* [AIM] Copy every line, leaving nothing out and adding nothing.

* [DATASET SECTION]
-- Start --

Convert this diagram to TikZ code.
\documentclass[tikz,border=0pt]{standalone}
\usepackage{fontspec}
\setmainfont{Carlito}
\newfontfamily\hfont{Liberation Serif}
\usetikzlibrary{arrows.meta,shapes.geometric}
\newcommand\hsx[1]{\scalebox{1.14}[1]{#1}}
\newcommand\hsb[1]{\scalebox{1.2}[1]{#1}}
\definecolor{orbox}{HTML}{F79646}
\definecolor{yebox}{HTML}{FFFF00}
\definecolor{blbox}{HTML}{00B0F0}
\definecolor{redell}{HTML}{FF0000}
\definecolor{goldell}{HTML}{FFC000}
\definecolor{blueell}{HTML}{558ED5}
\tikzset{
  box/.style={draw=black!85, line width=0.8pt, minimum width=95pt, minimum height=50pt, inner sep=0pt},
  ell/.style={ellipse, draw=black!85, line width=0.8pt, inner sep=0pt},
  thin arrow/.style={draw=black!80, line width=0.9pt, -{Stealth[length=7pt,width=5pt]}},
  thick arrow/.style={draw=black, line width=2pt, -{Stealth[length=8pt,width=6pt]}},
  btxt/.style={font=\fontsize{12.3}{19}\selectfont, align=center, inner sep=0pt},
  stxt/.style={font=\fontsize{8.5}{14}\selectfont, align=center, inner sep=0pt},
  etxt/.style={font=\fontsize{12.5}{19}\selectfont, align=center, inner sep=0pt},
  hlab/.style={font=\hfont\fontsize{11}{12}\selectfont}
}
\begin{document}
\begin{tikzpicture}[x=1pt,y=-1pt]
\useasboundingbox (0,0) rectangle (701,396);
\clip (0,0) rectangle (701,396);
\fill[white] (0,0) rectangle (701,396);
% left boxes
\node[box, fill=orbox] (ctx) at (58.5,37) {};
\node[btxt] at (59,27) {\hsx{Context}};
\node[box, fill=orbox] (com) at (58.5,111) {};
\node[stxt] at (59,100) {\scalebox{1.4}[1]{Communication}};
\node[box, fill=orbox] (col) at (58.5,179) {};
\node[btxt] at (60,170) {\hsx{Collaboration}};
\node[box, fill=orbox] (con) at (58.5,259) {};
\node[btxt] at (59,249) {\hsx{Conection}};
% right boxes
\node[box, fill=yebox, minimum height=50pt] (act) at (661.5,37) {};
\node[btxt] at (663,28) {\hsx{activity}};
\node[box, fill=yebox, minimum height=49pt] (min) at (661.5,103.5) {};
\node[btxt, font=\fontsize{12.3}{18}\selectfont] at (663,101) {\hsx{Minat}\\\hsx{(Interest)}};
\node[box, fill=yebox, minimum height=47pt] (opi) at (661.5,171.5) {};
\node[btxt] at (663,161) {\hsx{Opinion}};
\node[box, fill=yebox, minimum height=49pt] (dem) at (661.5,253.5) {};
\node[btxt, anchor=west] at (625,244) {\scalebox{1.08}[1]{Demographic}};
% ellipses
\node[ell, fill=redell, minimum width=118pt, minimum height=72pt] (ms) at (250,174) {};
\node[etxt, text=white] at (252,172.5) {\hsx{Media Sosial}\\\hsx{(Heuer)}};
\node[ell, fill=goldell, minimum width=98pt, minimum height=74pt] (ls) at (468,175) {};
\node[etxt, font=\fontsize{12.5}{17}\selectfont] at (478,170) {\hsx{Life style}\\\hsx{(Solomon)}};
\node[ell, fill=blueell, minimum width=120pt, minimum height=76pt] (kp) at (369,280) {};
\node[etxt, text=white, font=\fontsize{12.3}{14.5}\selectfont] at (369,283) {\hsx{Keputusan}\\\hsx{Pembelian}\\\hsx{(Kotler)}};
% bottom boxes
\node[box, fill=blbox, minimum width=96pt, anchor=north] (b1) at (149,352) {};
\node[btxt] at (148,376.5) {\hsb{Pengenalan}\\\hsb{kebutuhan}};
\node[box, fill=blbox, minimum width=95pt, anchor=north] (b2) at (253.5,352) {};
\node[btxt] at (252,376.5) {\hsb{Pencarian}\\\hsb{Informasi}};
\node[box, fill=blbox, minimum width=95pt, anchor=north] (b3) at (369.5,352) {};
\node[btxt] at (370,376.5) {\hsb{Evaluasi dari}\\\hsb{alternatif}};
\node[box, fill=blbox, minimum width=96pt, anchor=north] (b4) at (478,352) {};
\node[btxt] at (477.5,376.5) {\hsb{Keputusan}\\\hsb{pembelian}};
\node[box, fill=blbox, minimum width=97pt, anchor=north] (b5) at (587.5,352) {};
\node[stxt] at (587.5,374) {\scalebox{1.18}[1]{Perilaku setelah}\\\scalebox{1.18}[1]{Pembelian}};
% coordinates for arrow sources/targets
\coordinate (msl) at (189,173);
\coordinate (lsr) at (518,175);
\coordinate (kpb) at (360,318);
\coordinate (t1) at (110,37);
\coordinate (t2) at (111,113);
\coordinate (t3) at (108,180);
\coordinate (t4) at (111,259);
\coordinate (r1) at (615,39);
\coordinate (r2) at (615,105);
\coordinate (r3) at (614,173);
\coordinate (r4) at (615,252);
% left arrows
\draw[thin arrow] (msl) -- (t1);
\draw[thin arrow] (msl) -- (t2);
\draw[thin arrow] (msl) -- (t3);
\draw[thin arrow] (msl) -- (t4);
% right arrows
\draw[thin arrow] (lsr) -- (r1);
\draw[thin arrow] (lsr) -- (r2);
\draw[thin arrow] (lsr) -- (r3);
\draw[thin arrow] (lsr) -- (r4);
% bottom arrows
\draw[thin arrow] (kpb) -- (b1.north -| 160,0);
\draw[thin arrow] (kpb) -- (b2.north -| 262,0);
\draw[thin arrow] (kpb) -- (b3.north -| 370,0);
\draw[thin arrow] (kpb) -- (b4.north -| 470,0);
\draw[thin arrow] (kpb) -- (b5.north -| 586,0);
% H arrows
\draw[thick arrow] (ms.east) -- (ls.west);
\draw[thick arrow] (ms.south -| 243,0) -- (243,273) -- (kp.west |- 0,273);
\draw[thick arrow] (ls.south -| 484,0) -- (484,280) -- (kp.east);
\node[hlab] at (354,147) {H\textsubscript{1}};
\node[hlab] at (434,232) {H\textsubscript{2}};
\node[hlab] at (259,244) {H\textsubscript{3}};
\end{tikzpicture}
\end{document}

-- End --

* [RESULT OF THE EXERCISE]
Convert this diagram to TikZ code.
\documentclass[tikz,border=0pt]{standalone}
\usepackage{fontspec}
\setmainfont{Carlito}
\newfontfamily\hfont{Liberation Serif}
\usetikzlibrary{arrows.meta,shapes.geometric}
\newcommand\hsx[1]{\scalebox{1.14}[1]{#1}}
\newcommand\hsb[1]{\scalebox{1.2}[1]{#1}}
\definecolor{orbox}{HTML}{F79646}
\definecolor{yebox}{HTML}{FFFF00}
\definecolor{blbox}{HTML}{00B0F0}
\definecolor{redell}{HTML}{FF0000}
\definecolor{goldell}{HTML}{FFC000}
\definecolor{blueell}{HTML}{558ED5}
\tikzset{
  box/.style={draw=black!85, line width=0.8pt, minimum width=95pt, minimum height=50pt, inner sep=0pt},
  ell/.style={ellipse, draw=black!85, line width=0.8pt, inner sep=0pt},
  thin arrow/.style={draw=black!80, line width=0.9pt, -{Stealth[length=7pt,width=5pt]}},
  thick arrow/.style={draw=black, line width=2pt, -{Stealth[length=8pt,width=6pt]}},
  btxt/.style={font=\fontsize{12.3}{19}\selectfont, align=center, inner sep=0pt},
  stxt/.style={font=\fontsize{8.5}{14}\selectfont, align=center, inner sep=0pt},
  etxt/.style={font=\fontsize{12.5}{19}\selectfont, align=center, inner sep=0pt},
  hlab/.style={font=\hfont\fontsize{11}{12}\selectfont}
}
\begin{document}
\begin{tikzpicture}[x=1pt,y=-1pt]
\useasboundingbox (0,0) rectangle (701,396);
\clip (0,0) rectangle (701,396);
\fill[white] (0,0) rectangle (701,396);
% left boxes
\node[box, fill=orbox] (ctx) at (58.5,37) {};
\node[btxt] at (59,27) {\hsx{Context}};
\node[box, fill=orbox] (com) at (58.5,111) {};
\node[stxt] at (59,100) {\scalebox{1.4}[1]{Communication}};
\node[box, fill=orbox] (col) at (58.5,179) {};
\node[btxt] at (60,170) {\hsx{Collaboration}};
\node[box, fill=orbox] (con) at (58.5,259) {};
\node[btxt] at (59,249) {\hsx{Conection}};
% right boxes
\node[box, fill=yebox, minimum height=50pt] (act) at (661.5,37) {};
\node[btxt] at (663,28) {\hsx{activity}};
\node[box, fill=yebox, minimum height=49pt] (min) at (661.5,103.5) {};
\node[btxt, font=\fontsize{12.3}{18}\selectfont] at (663,101) {\hsx{Minat}\\\hsx{(Interest)}};
\node[box, fill=yebox, minimum height=47pt] (opi) at (661.5,171.5) {};
\node[btxt] at (663,161) {\hsx{Opinion}};
\node[box, fill=yebox, minimum height=49pt] (dem) at (661.5,253.5) {};
\node[btxt, anchor=west] at (625,244) {\scalebox{1.08}[1]{Demographic}};
% ellipses
\node[ell, fill=redell, minimum width=118pt, minimum height=72pt] (ms) at (250,174) {};
\node[etxt, text=white] at (252,172.5) {\hsx{Media Sosial}\\\hsx{(Heuer)}};
\node[ell, fill=goldell, minimum width=98pt, minimum height=74pt] (ls) at (468,175) {};
\node[etxt, font=\fontsize{12.5}{17}\selectfont] at (478,170) {\hsx{Life style}\\\hsx{(Solomon)}};
\node[ell, fill=blueell, minimum width=120pt, minimum height=76pt] (kp) at (369,280) {};
\node[etxt, text=white, font=\fontsize{12.3}{14.5}\selectfont] at (369,283) {\hsx{Keputusan}\\\hsx{Pembelian}\\\hsx{(Kotler)}};
% bottom boxes
\node[box, fill=blbox, minimum width=96pt, anchor=north] (b1) at (149,352) {};
\node[btxt] at (148,376.5) {\hsb{Pengenalan}\\\hsb{kebutuhan}};
\node[box, fill=blbox, minimum width=95pt, anchor=north] (b2) at (253.5,352) {};
\node[btxt] at (252,376.5) {\hsb{Pencarian}\\\hsb{Informasi}};
\node[box, fill=blbox, minimum width=95pt, anchor=north] (b3) at (369.5,352) {};
\node[btxt] at (370,376.5) {\hsb{Evaluasi dari}\\\hsb{alternatif}};
\node[box, fill=blbox, minimum width=96pt, anchor=north] (b4) at (478,352) {};
\node[btxt] at (477.5,376.5) {\hsb{Keputusan}\\\hsb{pembelian}};
\node[box, fill=blbox, minimum width=97pt, anchor=north] (b5) at (587.5,352) {};
\node[stxt] at (587.5,374) {\scalebox{1.18}[1]{Perilaku setelah}\\\scalebox{1.18}[1]{Pembelian}};
% coordinates for arrow sources/targets
\coordinate (msl) at (189,173);
\coordinate (lsr) at (518,175);
\coordinate (kpb) at (360,318);
\coordinate (t1) at (110,37);
\coordinate (t2) at (111,113);
\coordinate (t3) at (108,180);
\coordinate (t4) at (111,259);
\coordinate (r1) at (615,39);
\coordinate (r2) at (615,105);
\coordinate (r3) at (614,173);
\coordinate (r4) at (615,252);
% left arrows
\draw[thin arrow] (msl) -- (t1);
\draw[thin arrow] (msl) -- (t2);
\draw[thin arrow] (msl) -- (t3);
\draw[thin arrow] (msl) -- (t4);
% right arrows
\draw[thin arrow] (lsr) -- (r1);
\draw[thin arrow] (lsr) -- (r2);
\draw[thin arrow] (lsr) -- (r3);
\draw[thin arrow] (lsr) -- (r4);
% bottom arrows
\draw[thin arrow] (kpb) -- (b1.north -| 160,0);
\draw[thin arrow] (kpb) -- (b2.north -| 262,0);
\draw[thin arrow] (kpb) -- (b3.north -| 370,0);
\draw[thin arrow] (kpb) -- (b4.north -| 470,0);
\draw[thin arrow] (kpb) -- (b5.north -| 586,0);
% H arrows
\draw[thick arrow] (ms.east) -- (ls.west);
\draw[thick arrow] (ms.south -| 243,0) -- (243,273) -- (kp.west |- 0,273);
\draw[thick arrow] (ls.south -| 484,0) -- (484,280) -- (kp.east);
\node[hlab] at (354,147) {H\textsubscript{1}};
\node[hlab] at (434,232) {H\textsubscript{2}};
\node[hlab] at (259,244) {H\textsubscript{3}};
\end{tikzpicture}
\end{document}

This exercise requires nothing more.